Ben boğuluyorum, beni boğuyorlar evin içinde ve sadece çocuklarımızı idam etmesinler. Rica ediyorum annelerle beraber idam etsinler. Bizim çileyi de bitirsinler. Ben zaman zaman intihar etmeyi düşünüyorum. İnanın ilaçlarla ayakta duruyorum. İntiharın eşiğinden dönüyorum!
Gerçekten ben diyorum ki çocuklarımızı bize sağ vermeyecekler. Dediler ki biz onların hepsini öldürelim, darbeye götürelim, darbeci diyelim, hain ilan edelim, hepsini hainler mezarlığına gömelim, öldüremediler. Biz sizi o gece öldüremedik gelin mahkemeler de öldürelim. Orada da öldüremediler!”
MÜSLÜMAN BİR ÜLKEDE YASADIĞIMIZA İNANMIYORUM
“Müslüman bir milletiz hani rızık Allah’tan idi.
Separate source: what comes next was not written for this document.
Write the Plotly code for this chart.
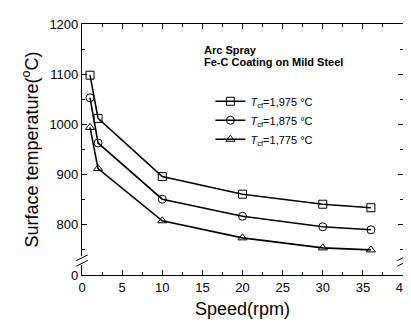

Eğer Allah sizin rızkınızı kesmişse devletten o kesilmiştir zaten ama ben Müslüman bir ülkede yaşadığımıza, bu sessizliğe inanamıyorum!”
NASA’DA ÜLKEMİZİ TEMSİL EDEN OĞLUMUZA MÜEBBET VERDİLER
“Oğlumun sınıf arkadaşı Oğuzhan Kızıltaş NASA’da ülkemizi temsil etti, Tahsin Elmas var. Radyasyon geçirmeyen kumaş icat etti. NASA’da ikincilik ödülüne layık görüldü. Amerika’dan 20 bin Dolar burs teklifi aldı ama ben sadece vatanıma hizmet ederim dedi ve gitmedi vatanı da ona müebbeti layık gördü!”